L’opinion se souviendra, peut-être, des 6 milliards de francs qui avaient financés la première phase de réhabilitation, soit 41 kilomètres de tronçons, des routes au niveau des trois îles. Première phase financée à partir des ressources issues du fonds de la citoyenneté économique. Mais cela semble être loin du cas du reste du pactole qui serait «dissimulé» croient savoir certains dans quelques paradis fiscaux.
Le contexte
La loi (n°08-014/Au) sur la citoyenneté économique a été «adoptée» de manière on ne peut plus controversée le 27 novembre 2008 par le parlement, par dix huit députés sur les trente trois de l’assemblée nationale. Le texte, dans sa version finale, avait stipulé que “l’acquisition de la citoyenneté économique par décision de l’autorité publique résulte d’une décision accordée à la demande d’une personne majeure ayant la qualité de partenaire économique du gouvernement des Comores».

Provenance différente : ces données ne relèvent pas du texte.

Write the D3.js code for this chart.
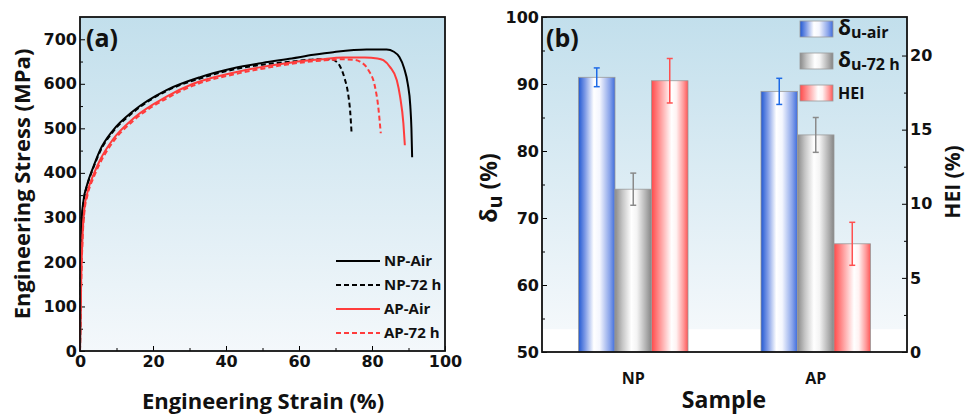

Force est de constater que les personnes dont on a vendu les passeports comoriens sont loin d’être les “partenaires économiques» indiqués dans la loi. Ainsi une Commission nationale indépendante a été mise en place au mois d’octobre 2011 (Décret N°11-215 du président de l’Union).
Composée de sept membres, elle devait recevoir les demandes des potentiels «partenaires économiques» souhaitant acquérir la nationalité comorienne. Mais la réalité est tout autre, la plupart des acheteurs de passeports comoriens ne roulaient pas carrosse comme on a voulu le faire croire.